What the task requires
Look through the material below and copy exactly the lines from the line with "Give me the TikZ source for this diagram." to the line with "(10,52) -- (742,52);", those two lines included.

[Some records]
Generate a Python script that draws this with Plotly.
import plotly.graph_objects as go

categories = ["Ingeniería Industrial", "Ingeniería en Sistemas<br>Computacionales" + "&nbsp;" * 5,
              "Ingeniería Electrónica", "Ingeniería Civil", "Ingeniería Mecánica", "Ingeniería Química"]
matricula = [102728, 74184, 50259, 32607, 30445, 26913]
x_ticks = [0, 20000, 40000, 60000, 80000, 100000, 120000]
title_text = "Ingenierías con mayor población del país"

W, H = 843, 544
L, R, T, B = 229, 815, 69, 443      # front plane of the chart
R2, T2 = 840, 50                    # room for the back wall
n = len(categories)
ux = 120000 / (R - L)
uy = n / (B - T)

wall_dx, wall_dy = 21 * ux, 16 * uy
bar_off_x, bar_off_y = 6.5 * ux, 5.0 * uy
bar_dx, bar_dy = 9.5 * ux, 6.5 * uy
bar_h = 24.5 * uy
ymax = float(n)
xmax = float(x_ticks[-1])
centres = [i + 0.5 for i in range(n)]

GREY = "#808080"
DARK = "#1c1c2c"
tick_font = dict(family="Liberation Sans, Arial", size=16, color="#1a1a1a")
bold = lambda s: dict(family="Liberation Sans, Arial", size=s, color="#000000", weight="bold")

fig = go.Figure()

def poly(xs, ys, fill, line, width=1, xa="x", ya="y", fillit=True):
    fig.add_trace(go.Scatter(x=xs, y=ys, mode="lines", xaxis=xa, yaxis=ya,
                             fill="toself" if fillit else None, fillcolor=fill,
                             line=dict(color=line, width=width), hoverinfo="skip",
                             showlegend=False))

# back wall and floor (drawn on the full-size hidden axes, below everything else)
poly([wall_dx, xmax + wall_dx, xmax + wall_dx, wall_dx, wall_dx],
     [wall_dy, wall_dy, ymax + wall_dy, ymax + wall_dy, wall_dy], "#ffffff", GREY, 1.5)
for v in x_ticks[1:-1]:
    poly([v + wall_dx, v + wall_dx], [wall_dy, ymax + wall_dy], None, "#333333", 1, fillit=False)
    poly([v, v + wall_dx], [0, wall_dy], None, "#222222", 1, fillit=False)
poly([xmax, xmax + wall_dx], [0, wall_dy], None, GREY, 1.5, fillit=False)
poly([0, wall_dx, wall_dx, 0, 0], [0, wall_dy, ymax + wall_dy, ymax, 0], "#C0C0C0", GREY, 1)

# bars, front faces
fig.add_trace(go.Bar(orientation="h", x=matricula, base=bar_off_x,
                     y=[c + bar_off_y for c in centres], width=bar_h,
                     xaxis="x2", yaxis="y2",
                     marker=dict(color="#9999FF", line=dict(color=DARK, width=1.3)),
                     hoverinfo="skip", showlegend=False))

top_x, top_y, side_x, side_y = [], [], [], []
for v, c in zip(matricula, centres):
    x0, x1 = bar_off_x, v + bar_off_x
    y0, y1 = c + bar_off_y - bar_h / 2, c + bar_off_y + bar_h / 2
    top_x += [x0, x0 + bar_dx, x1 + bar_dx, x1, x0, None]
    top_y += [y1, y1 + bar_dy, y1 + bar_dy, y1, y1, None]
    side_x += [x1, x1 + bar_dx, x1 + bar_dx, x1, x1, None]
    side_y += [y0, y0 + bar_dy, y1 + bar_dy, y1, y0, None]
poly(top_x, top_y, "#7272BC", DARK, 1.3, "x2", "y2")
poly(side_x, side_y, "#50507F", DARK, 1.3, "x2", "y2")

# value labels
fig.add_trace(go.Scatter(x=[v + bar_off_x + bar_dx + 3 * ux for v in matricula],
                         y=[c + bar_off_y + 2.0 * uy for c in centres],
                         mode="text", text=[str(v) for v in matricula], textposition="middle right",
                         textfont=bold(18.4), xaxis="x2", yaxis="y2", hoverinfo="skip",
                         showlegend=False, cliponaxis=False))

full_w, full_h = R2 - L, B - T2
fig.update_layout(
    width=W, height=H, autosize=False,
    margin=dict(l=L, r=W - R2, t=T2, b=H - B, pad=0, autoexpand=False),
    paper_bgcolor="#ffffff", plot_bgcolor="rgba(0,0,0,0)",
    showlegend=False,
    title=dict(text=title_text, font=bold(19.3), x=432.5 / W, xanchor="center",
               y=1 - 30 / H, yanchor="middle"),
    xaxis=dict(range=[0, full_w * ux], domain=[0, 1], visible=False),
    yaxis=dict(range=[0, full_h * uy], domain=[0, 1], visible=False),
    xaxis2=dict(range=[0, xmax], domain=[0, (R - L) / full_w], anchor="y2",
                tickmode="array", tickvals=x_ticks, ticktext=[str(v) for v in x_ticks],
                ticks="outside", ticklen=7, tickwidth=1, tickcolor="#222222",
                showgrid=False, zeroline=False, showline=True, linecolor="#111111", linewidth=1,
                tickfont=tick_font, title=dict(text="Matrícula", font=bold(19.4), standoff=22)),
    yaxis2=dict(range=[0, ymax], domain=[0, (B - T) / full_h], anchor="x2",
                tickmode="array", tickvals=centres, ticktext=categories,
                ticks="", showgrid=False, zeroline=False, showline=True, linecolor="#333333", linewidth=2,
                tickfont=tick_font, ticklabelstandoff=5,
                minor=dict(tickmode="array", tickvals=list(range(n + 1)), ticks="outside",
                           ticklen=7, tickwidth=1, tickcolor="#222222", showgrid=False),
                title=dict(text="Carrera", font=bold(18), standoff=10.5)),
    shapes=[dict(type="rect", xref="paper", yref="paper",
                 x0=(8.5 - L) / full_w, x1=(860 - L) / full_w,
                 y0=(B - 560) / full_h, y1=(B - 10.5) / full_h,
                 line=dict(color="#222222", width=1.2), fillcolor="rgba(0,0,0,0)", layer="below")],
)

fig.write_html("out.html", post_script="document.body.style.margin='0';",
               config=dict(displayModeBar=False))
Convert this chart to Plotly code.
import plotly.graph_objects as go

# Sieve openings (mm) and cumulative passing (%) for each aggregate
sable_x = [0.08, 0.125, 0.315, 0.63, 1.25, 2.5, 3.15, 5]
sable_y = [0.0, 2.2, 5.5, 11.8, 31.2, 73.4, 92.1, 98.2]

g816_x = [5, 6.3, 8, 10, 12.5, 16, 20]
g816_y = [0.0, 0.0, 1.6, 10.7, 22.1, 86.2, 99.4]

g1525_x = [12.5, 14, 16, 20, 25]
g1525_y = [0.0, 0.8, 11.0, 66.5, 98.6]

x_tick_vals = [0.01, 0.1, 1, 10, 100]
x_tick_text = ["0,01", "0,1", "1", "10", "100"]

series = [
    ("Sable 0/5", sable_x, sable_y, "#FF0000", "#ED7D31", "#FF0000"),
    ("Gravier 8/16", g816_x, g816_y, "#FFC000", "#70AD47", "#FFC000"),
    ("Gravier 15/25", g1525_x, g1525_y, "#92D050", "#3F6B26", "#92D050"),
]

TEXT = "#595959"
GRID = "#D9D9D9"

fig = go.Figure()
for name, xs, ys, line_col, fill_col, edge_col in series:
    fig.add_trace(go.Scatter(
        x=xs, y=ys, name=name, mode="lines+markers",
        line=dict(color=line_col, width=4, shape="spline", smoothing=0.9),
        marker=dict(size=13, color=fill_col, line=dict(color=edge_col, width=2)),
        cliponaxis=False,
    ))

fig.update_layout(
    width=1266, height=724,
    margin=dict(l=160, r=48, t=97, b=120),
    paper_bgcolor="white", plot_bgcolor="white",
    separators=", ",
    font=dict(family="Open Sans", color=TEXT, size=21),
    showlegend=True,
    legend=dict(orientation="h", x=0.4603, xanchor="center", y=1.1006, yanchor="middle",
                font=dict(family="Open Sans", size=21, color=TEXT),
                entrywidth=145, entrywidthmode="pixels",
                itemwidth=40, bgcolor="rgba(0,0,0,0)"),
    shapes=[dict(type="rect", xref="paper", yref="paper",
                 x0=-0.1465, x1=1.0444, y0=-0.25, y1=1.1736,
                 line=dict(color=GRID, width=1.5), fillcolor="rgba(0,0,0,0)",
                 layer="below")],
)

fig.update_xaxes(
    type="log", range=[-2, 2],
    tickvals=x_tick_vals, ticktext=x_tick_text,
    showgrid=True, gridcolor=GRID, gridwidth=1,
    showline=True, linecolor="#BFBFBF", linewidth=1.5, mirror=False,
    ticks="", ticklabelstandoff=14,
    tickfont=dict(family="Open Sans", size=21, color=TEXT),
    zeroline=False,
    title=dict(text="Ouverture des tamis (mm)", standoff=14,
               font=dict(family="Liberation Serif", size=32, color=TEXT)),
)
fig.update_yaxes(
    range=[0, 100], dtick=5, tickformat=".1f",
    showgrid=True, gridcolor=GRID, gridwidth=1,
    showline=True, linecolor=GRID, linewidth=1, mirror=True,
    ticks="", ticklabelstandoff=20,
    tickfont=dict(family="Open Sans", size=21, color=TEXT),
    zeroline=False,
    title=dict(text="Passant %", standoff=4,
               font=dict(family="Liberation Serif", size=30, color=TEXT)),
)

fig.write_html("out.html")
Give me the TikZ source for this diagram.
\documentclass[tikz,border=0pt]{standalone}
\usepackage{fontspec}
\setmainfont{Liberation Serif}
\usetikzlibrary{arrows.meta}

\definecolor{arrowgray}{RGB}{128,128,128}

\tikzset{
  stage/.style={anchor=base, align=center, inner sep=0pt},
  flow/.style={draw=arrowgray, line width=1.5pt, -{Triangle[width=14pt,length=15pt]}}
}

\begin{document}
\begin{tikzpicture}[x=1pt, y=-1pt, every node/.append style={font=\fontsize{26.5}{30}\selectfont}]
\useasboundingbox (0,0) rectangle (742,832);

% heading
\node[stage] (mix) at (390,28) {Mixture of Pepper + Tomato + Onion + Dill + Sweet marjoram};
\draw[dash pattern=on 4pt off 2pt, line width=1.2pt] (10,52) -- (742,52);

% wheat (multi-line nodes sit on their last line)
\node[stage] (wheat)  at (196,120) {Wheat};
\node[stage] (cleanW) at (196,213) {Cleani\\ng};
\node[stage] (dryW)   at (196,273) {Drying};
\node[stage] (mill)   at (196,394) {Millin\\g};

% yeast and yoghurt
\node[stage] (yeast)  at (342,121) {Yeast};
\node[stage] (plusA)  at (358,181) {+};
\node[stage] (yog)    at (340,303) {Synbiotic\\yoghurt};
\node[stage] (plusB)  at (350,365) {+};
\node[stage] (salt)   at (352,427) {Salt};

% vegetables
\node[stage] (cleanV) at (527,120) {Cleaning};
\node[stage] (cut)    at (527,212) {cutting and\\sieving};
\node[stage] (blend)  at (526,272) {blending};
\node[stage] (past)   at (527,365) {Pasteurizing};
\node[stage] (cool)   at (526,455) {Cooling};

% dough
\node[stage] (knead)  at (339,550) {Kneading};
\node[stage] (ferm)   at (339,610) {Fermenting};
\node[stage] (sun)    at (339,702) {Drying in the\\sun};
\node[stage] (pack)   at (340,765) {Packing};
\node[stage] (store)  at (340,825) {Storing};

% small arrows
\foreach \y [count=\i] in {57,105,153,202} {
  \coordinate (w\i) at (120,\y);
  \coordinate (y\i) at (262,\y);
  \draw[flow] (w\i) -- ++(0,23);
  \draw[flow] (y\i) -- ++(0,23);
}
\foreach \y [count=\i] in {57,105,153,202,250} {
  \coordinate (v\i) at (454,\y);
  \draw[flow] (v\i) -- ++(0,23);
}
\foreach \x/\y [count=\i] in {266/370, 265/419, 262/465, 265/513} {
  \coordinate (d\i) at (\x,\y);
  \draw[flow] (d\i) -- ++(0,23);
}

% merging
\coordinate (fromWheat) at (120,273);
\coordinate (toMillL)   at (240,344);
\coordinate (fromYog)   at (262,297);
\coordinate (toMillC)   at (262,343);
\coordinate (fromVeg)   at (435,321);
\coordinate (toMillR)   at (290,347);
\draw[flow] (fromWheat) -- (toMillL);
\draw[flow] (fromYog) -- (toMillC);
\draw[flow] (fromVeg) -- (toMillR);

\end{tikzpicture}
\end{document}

Right answer
Give me the TikZ source for this diagram.
\documentclass[tikz,border=0pt]{standalone}
\usepackage{fontspec}
\setmainfont{Liberation Serif}
\usetikzlibrary{arrows.meta}

\definecolor{arrowgray}{RGB}{128,128,128}

\tikzset{
  stage/.style={anchor=base, align=center, inner sep=0pt},
  flow/.style={draw=arrowgray, line width=1.5pt, -{Triangle[width=14pt,length=15pt]}}
}

\begin{document}
\begin{tikzpicture}[x=1pt, y=-1pt, every node/.append style={font=\fontsize{26.5}{30}\selectfont}]
\useasboundingbox (0,0) rectangle (742,832);

% heading
\node[stage] (mix) at (390,28) {Mixture of Pepper + Tomato + Onion + Dill + Sweet marjoram};
\draw[dash pattern=on 4pt off 2pt, line width=1.2pt] (10,52) -- (742,52);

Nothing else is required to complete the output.